Falling Off the $1 Trillion Cliff

We've fallen off an ugly cliff this Sunday. At 10 a.m., all of those little cost of war counters that have been furiously spinning away on countless websites crossed the $1 trillion mark. No alarm sounded. No bell rang. But, on the day before Memorial Day, the cost of the wars in cold, hard cash follows the human cost of the Afghanistan war into a new order of magnitude.

Just how much is $1 trillion? Let's put it into real-world terms. For that amount of money, you could do fantastic, life-changing things like:

  • Provide jobs for 1 million music/arts teachers for a year, and
  • Provide health care for 1 million children for one year.

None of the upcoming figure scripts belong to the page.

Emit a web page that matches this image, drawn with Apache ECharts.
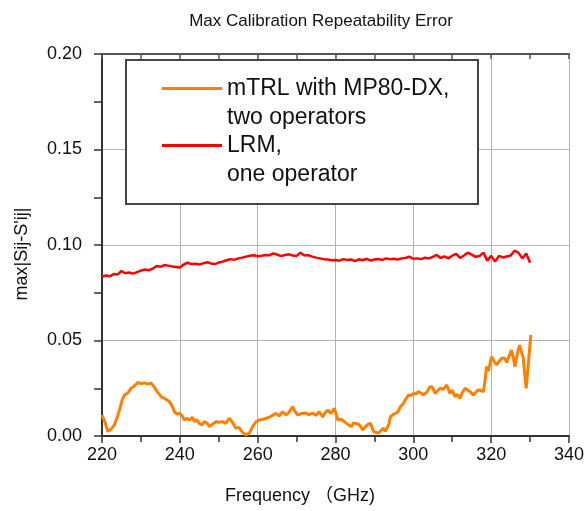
<!DOCTYPE html>
<html><head><meta charset="utf-8">
<script src="https://cdn.jsdelivr.net/npm/echarts@6/dist/echarts.min.js"></script>
<style>html,body{margin:0;padding:0;background:#fff}#c{width:587px;height:511px}</style>
</head><body><div id="c"></div>
<script>
const chartTitle = 'Max Calibration Repeatability Error';
const xName = 'Frequency （GHz)';
const yName = "max|Sij-S'ij|";
const seriesNames = ['mTRL with MP80-DX,\ntwo operators', 'LRM,\none operator'];
const xTicks = [220, 240, 260, 280, 300, 320, 340];
const yTicks = [0.00, 0.05, 0.10, 0.15, 0.20];

const orangeFreq = [220,220.7,221.5,222.3,223.2,224,224.5,225.2,225.8,226.6,227.5,228.3,229.2,230,230.9,231.7,232.6,233.3,233.9,234.6,235.2,236.2,237.3,238,238.6,239.3,239.9,240.6,241.2,241.9,242.5,243.2,243.8,244.4,245,245.7,246.3,247,247.6,248.4,249.3,250.1,251,251.8,252.7,253.5,254.4,255.2,256,257,257.9,258.7,259.6,260.5,261.3,262.2,263,263.8,264.7,265.5,266.4,267.3,268.1,269,269.6,270.3,271.3,272.4,273.2,274.1,275,275.8,276.7,277.3,278,278.8,279.7,280.6,281.4,282.3,283.1,284,284.6,285.3,286.2,287,287.7,288.4,289,289.8,290.5,291.1,291.8,292.4,292.8,293.2,293.7,294.1,294.8,295.4,296,296.7,297.3,297.9,298.4,298.8,299.4,300.1,300.7,301.3,302,302.6,303.4,304.3,304.9,305.6,306.3,306.9,307.7,308.6,309.4,310,310.7,311.3,312,312.6,313.3,314,314.6,315.4,316,316.7,317.4,318,318.5,318.8,319.3,319.7,320.1,320.8,321.4,322,322.7,323.5,324,324.4,325.2,325.7,326.1,326.7,327.3,327.8,328.2,328.6,329,330.2];
const orangeVal = [0.011,0.0075,0.0023,0.0035,0.0058,0.0105,0.0136,0.019,0.0215,0.0225,0.025,0.0262,0.028,0.0274,0.0278,0.0272,0.0277,0.026,0.024,0.0222,0.0206,0.0195,0.018,0.0158,0.0127,0.0115,0.0119,0.0105,0.0084,0.0092,0.0084,0.0098,0.0075,0.0085,0.0066,0.0058,0.0075,0.0068,0.0049,0.0062,0.0075,0.0072,0.0075,0.0066,0.0093,0.0072,0.004,0.0045,0.0022,0.0005,0.0016,0.0049,0.0075,0.0084,0.0088,0.0093,0.0098,0.0108,0.0119,0.0105,0.0127,0.011,0.0125,0.0154,0.0128,0.011,0.0118,0.012,0.0112,0.012,0.0108,0.0127,0.01,0.0122,0.0136,0.0118,0.0145,0.0084,0.0088,0.0075,0.0062,0.0049,0.0068,0.0066,0.0058,0.0031,0.0049,0.0062,0.0066,0.0023,0.0018,0.0015,0.0032,0.004,0.0025,0.0015,0.006,0.0101,0.0112,0.0119,0.0125,0.0154,0.0165,0.0188,0.0198,0.0215,0.0212,0.0223,0.022,0.0232,0.0225,0.0215,0.0228,0.0258,0.0255,0.0223,0.0238,0.025,0.0245,0.0267,0.0223,0.024,0.0206,0.0218,0.0197,0.0228,0.025,0.024,0.0232,0.0215,0.0228,0.0241,0.0238,0.0232,0.03,0.0363,0.034,0.0346,0.0415,0.039,0.0372,0.039,0.0407,0.0407,0.0385,0.039,0.045,0.041,0.0363,0.043,0.0476,0.044,0.0415,0.033,0.025,0.0529];

const redFreq = [220,221,222,223,224,225,226,227,228,229,230,231,232,233,234,235,236,237,238,239,240,241,242,243,244,245,246,247,248,249,250,251,252,253,254,255,256,257,258,259,260,261,262,263,264,265,266,267,268,269,270,271,272,273,274,275,276,277,278,279,280,281,282,283,284,285,286,287,288,289,290,291,292,293,294,295,296,297,298,299,300,301,302,303,304,305,306,307,308,309,310,311,312,313,314,315,316,317,318,319,320,321,322,323,324,325,326,327,328,329,330];
const redVal = [0.0834,0.0840,0.0836,0.0848,0.0845,0.0864,0.0852,0.0856,0.0850,0.0858,0.0866,0.0872,0.0868,0.0876,0.0890,0.0886,0.0895,0.0892,0.0888,0.0885,0.0882,0.0898,0.0907,0.0900,0.0902,0.0898,0.0904,0.0910,0.0903,0.0900,0.0908,0.0913,0.0920,0.0926,0.0922,0.0930,0.0934,0.0939,0.0944,0.0946,0.0941,0.0944,0.0948,0.0946,0.0956,0.0950,0.0942,0.0948,0.0951,0.0945,0.0943,0.0960,0.0945,0.0947,0.0939,0.0934,0.0930,0.0926,0.0924,0.0920,0.0921,0.0918,0.0926,0.0922,0.0924,0.0916,0.0925,0.0920,0.0928,0.0918,0.0924,0.0927,0.0922,0.0930,0.0926,0.0928,0.0924,0.0930,0.0932,0.0939,0.0928,0.0930,0.0926,0.0933,0.0930,0.0938,0.0948,0.0932,0.0940,0.0930,0.0944,0.0953,0.0932,0.0945,0.0960,0.0950,0.0938,0.0942,0.0960,0.0918,0.0943,0.0913,0.0943,0.0935,0.0940,0.0945,0.0970,0.0960,0.0930,0.0955,0.0907];

const FONT = '"Liberation Sans", Arial, "Noto Sans CJK SC", sans-serif';
const axisColor = '#333333';
const gridColor = '#b4b4b4';

const chart = echarts.init(document.getElementById('c'), null, {renderer: 'canvas'});
chart.setOption({
  backgroundColor: '#ffffff',
  animation: false,
  title: {
    text: chartTitle, left: 316, top: 8, textAlign: 'center',
    textStyle: {fontFamily: FONT, fontSize: 17, fontWeight: 'normal', color: '#111'}
  },
  grid: {left: 102, right: 16, top: 54, bottom: 75, containLabel: false},
  legend: [
    {data: [seriesNames[0]], left: 162, top: 45, padding: 0, orient: 'vertical', icon: 'rect', itemWidth: 60, itemHeight: 3, itemGap: 6, z: 20,
     textStyle: {fontFamily: FONT, fontSize: 23, color: '#111', lineHeight: 29}, formatter: n => ' \n' + n},
    {data: [seriesNames[1]], left: 162, top: 102, padding: 0, orient: 'vertical', icon: 'rect', itemWidth: 60, itemHeight: 3, itemGap: 6, z: 20,
     textStyle: {fontFamily: FONT, fontSize: 23, color: '#111', lineHeight: 29}, formatter: n => ' \n' + n}
  ],
  xAxis: [{
    type: 'value', min: 220, max: 340, interval: 20, position: 'bottom',
    axisLine: {show: true, lineStyle: {color: axisColor, width: 2}},
    axisTick: {show: true, inside: false, length: 7, lineStyle: {color: axisColor, width: 1.5}},
    minorTick: {show: true, splitNumber: 2, length: 6, lineStyle: {color: axisColor, width: 1.5}},
    axisLabel: {margin: 10, fontFamily: FONT, fontSize: 18, color: '#111', formatter: v => xTicks.includes(v) ? String(v) : ''},
    splitLine: {show: true, lineStyle: {color: gridColor, width: 1}}
  }, {
    type: 'value', min: 220, max: 340, interval: 10, position: 'top',
    axisLine: {show: true, lineStyle: {color: '#555', width: 2}},
    axisTick: {show: true, inside: true, length: 5, lineStyle: {color: '#555', width: 1.5}},
    axisLabel: {show: false}, splitLine: {show: false}
  }],
  yAxis: [{
    type: 'value', min: 0, max: 0.2, interval: 0.05,
    axisLine: {show: true, lineStyle: {color: axisColor, width: 2}},
    axisTick: {show: true, inside: false, length: 8, lineStyle: {color: axisColor, width: 1.5}},
    minorTick: {show: true, splitNumber: 2, length: 8, lineStyle: {color: axisColor, width: 1.5}},
    axisLabel: {margin: 20, fontFamily: FONT, fontSize: 18, color: '#111',
      formatter: v => { const t = yTicks.find(y => Math.abs(y - v) < 1e-9); return t === undefined ? '' : t.toFixed(2); }},
    splitLine: {show: true, lineStyle: {color: gridColor, width: 1}}
  }],
  series: [
    {name: seriesNames[0], type: 'line', xAxisIndex: 0, showSymbol: false, symbol: 'none',
     data: orangeFreq.map((f, i) => [f, orangeVal[i]]), lineStyle: {color: '#ff8000', width: 3}, itemStyle: {color: '#ff8000'}, z: 3},
    {name: seriesNames[1], type: 'line', xAxisIndex: 0, showSymbol: false, symbol: 'none',
     data: redFreq.map((f, i) => [f, redVal[i]]), lineStyle: {color: '#ff0000', width: 2.5}, itemStyle: {color: '#ff0000'}, z: 4}
  ],
  graphic: [
    {type: 'rect', z: 1, shape: {x: 126, y: 60, width: 352, height: 144},
     style: {fill: '#ffffff', stroke: '#444', lineWidth: 2}, silent: true},
    {type: 'text', x: 300, y: 496, z: 20,
     style: {text: xName, font: '18px ' + FONT, fill: '#111', align: 'center', verticalAlign: 'middle'}},
    {type: 'text', x: 22, y: 254, rotation: Math.PI / 2, z: 20,
     style: {text: yName, font: '18px ' + FONT, fill: '#111', align: 'center', verticalAlign: 'middle'}}
  ]
});
</script></body></html>
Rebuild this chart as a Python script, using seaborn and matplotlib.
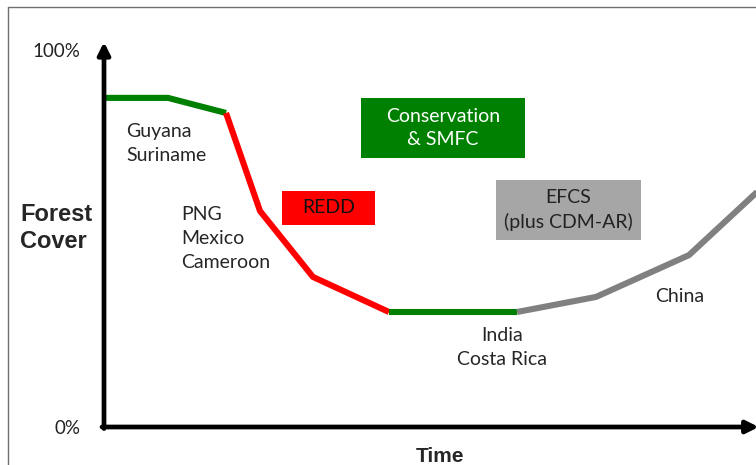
import matplotlib.pyplot as plt
import matplotlib as mpl
from matplotlib.patches import Rectangle
import seaborn as sns
import pandas as pd

# forest transition curve (time in arbitrary units, cover in %)
time = [0, 6.4, 12.2, 15.6, 20.9, 28.5, 41.3, 49.2, 58.5, 67.0]
cover = [87.3, 87.3, 83.3, 57.3, 39.8, 30.5, 30.5, 34.5, 45.6, 66.5]
# colour phases: (first index, last index, phase)
phases = [(0, 2, 'conservation'), (2, 5, 'redd'), (5, 6, 'conservation'), (6, 9, 'efcs')]
phase_colors = {'conservation': '#008000', 'redd': '#FF0000', 'efcs': '#808080'}

y_ticks = [0, 100]
y_tick_labels = ['0%', '100%']

sns.set_theme(style="white")
mpl.rcParams.update({
    'font.family': ['Lato', 'DejaVu Sans'],
    'font.size': 14,
})

fig = plt.figure(figsize=(7.56, 4.65), dpi=100)
W, H = 756, 465
ax = fig.add_axes([104 / W, (H - 427) / H, 658 / W, (427 - 42) / H])

for i0, i1, ph in phases:
    seg = pd.DataFrame({'Time': time[i0:i1 + 1], 'Cover': cover[i0:i1 + 1]})
    sns.lineplot(data=seg, x='Time', y='Cover', sort=False, color=phase_colors[ph],
                 linewidth=4.4, ax=ax, solid_capstyle='butt')

ax.set_xlim(0, 65.8)
ax.set_ylim(0, (427 - 42) / 3.77)
ax.set_xticks([])
ax.set_yticks(y_ticks)
ax.set_yticklabels(y_tick_labels, fontsize=13.5, color='#222222')
ax.tick_params(axis='y', length=0, pad=17)
ax.set_xlabel('')
ax.set_ylabel('')
for s in ax.spines.values():
    s.set_visible(False)

# axis arrows
arrow = dict(arrowstyle='-|>', lw=3.4, color='black', mutation_scale=18, shrinkA=0, shrinkB=0)
ax.annotate('', xy=(0, 1), xytext=(0, -0.004), xycoords='axes fraction', arrowprops=arrow)
ax.annotate('', xy=(0.995, 0), xytext=(-0.003, 0), xycoords='axes fraction', arrowprops=arrow)

# policy boxes
boxes = [
    (25.7, 71.4, 16.4, 15.9, '#008000', 'Conservation\n& SMFC', 'white'),
    (17.8, 53.6, 9.3, 9.0, '#FF0000', 'REDD', '#111111'),
    (39.2, 49.6, 14.5, 15.9, '#A6A6A6', 'EFCS\n(plus CDM-AR)', '#222222'),
]
for x0, y0, w, h, fc, txt, tc in boxes:
    ax.add_patch(Rectangle((x0, y0), w, h, facecolor=fc, edgecolor='none', zorder=3))
    ax.text(x0 + w / 2, y0 + h / 2, txt, ha='center', va='center', color=tc,
            linespacing=1.45, zorder=4)

# country labels
ax.text(2.2, 75.3, 'Guyana\nSuriname', ha='left', va='center', linespacing=1.5)
ax.text(7.7, 49.9, 'PNG\nMexico\nCameroon', ha='left', va='center', linespacing=1.5)
ax.text(39.8, 21.2, 'India\nCosta Rica', ha='center', va='center', linespacing=1.5)
ax.text(57.6, 34.5, 'China', ha='center', va='center')

fig.text(20 / W, 1 - 228 / H, 'Forest\nCover', ha='left', va='center', fontsize=17,
         fontweight='bold', family='Liberation Sans', linespacing=1.2)
fig.text(440 / W, 1 - 456 / H, 'Time', ha='center', va='center', fontsize=15,
         fontweight='bold', family='Liberation Sans')

# slide frame
fig.add_artist(plt.Line2D([8 / W, 8 / W], [0, 1 - 7 / H], color='#6F6F6F', lw=1))
fig.add_artist(plt.Line2D([8 / W, 1], [1 - 7 / H, 1 - 7 / H], color='#6F6F6F', lw=1))

plt.savefig('out.png', dpi=100)
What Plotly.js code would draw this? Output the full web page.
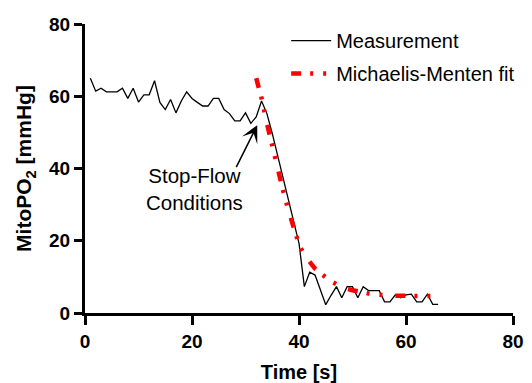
<!DOCTYPE html>
<html>
<head>
<meta charset="utf-8">
<script src="https://cdn.plot.ly/plotly-3.0.1.min.js"></script>
<style>html,body{margin:0;padding:0;background:#fff;}#chart{width:532px;height:383px;}</style>
</head>
<body>
<div id="chart"></div>
<script>
// Measurement (time in s, MitoPO2 in mmHg)
const measTime = [1,2,3,4,5,6,7,8,9,10,11,12,13,14,15,16,17,18,19,20,21,22,23,24,25,26,27,28,29,30,31,32,33,34,35,36,37,38,39,40,41,42,43,44,45,46,47,48,49,50,51,52,53,54,55,56,57,58,59,60,61,62,63,64,65,66];
const measPO2 = [65.0,61.4,62.2,61.2,61.2,61.2,62.2,59.4,62.2,58.4,60.4,60.4,64.3,58.3,56.3,59.1,55.4,58.7,61.2,59.4,58.3,57.3,57.3,59.4,59.4,56.3,55.2,53.2,53.2,55.4,52.5,54.3,58.7,55.2,49.7,43.5,37.4,31.4,25.3,19.3,7.3,11.3,10.5,6.5,2.3,4.9,7.3,4.2,7.3,7.3,4.2,7.3,6.2,6.2,6.2,3.1,3.1,5.0,4.2,5.0,5.2,3.1,3.1,5.2,2.4,2.4];

// Michaelis-Menten fit
const fitTime = [32,33,34,35,36,37,38,39,40,41,42,43,44,45,46,47,48,49,50,51,52,53,54,55,56,57,58,59,60,62,64,66];
const fitPO2 = [65.0,59.5,52.5,46.0,40.0,34.0,28.5,23.5,19.0,16.0,14.0,12.3,11.0,9.8,8.8,8.0,7.3,6.7,6.3,5.9,5.6,5.4,5.2,5.0,4.9,4.8,4.8,4.7,4.7,4.7,4.7,4.7];

const seriesNames = ["Measurement", "Michaelis-Menten fit"];
const xTicks = [0,20,40,60,80];
const yTicks = [0,20,40,60,80];

const FONT = '"Liberation Sans", Arial, Helvetica, sans-serif';

const traces = [
  {x: measTime, y: measPO2, type: 'scatter', mode: 'lines', name: seriesNames[0],
   legendgroup: 'a', line: {color: '#000000', width: 1.3}},
  {x: fitTime, y: fitPO2, type: 'scatter', mode: 'lines', name: seriesNames[1],
   legendgroup: 'b', line: {color: '#ff0000', width: 4.5, dash: '10px,9px,3px,10px,3px,13px'}}
];

const layout = {
  width: 532, height: 383,
  margin: {l: 85, r: 12, t: 24, b: 70},
  paper_bgcolor: '#ffffff', plot_bgcolor: '#ffffff',
  font: {family: FONT, color: '#000000'},
  showlegend: true,
  legend: {x: 0.47, y: 1.01, xanchor: 'left', yanchor: 'top', bgcolor: 'rgba(0,0,0,0)',
           font: {family: FONT, size: 20, color: '#000'}, traceorder: 'grouped', tracegroupgap: 4, itemwidth: 40},
  xaxis: {range: [0, 80], tickvals: xTicks, ticktext: xTicks.map(String), showgrid: false, zeroline: false,
          showline: true, linecolor: '#000', linewidth: 3, ticks: 'outside', ticklen: 9, tickwidth: 3, tickcolor: '#000',
          automargin: false,
          tickfont: {family: FONT, size: 19, color: '#000', weight: 'bold'},
          title: {text: 'Time [s]', font: {family: FONT, size: 20, color: '#000', weight: 'bold'}, standoff: 16}},
  yaxis: {range: [0, 80], tickvals: yTicks, ticktext: yTicks.map(String), showgrid: false, zeroline: false,
          showline: true, linecolor: '#000', linewidth: 3, ticks: 'outside', ticklen: 8, tickwidth: 3, tickcolor: '#000',
          automargin: false,
          tickfont: {family: FONT, size: 19, color: '#000', weight: 'bold'},
          title: {text: 'MitoPO<sub>2</sub> [mmHg]', font: {family: FONT, size: 21, color: '#000', weight: 'bold'}, standoff: 12}},
  annotations: [
    {x: 20.4, y: 34.3, xref: 'x', yref: 'y', text: 'Stop-Flow<br>Conditions', showarrow: false,
     font: {family: FONT, size: 20.5, color: '#000'}, align: 'center'},
    {x: 32.2, y: 52, xref: 'x', yref: 'y', text: ' ', showarrow: true, ax: -23, ay: 46,
     arrowhead: 3, arrowsize: 1.9, arrowwidth: 1.5, arrowcolor: '#000', font: {size: 4}}
  ]
};

Plotly.newPlot('chart', traces, layout, {staticPlot: true, displayModeBar: false});
</script>
</body>
</html>
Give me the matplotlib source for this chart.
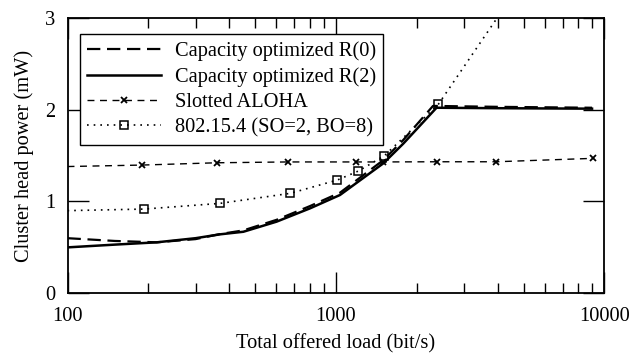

And then, just for fun, you could also:

  • Buy Facebook, Twitter, and LinkedIn.

These wars aren't making us safer. They aren't worth the cost, and we don't need them. What people do need are jobs and help when they don't have enough work or any work at all. But instead of leading on the jobs issue, they're delaying and dissembling about the cost--while spending trillions on war! For example, the Senate just skipped town instead of staying in session long enough to pass an unemployment insurance extension. HuffPost Hill spells out what that means:

On June 1, several programs, including extended unemployment benefits, will expire. By the end of the week, 19,400 people will prematurely stop receiving checks, according to data from the Department of Labor. ...By the end of the following week, the number of premature unemployment exhaustions will climb to 323,400. The week after that, 903,000. By the end of the month, 1.2 million.

It will be the third time this year that lawmakers have allowed extended unemployment benefits to lapse, and the second time they've decided to leave town for recess fully knowing the lapse would cause panic and confusion among blameless layoff victims -- not to mention what Katz calls a "huge" administrative burden on state workforce agencies.

This is a disaster. People are losing jobs or have already been unemployed long-term. And while Congress is "nickel-and-diming" people who are suffering, those cost of war counters keep spinning.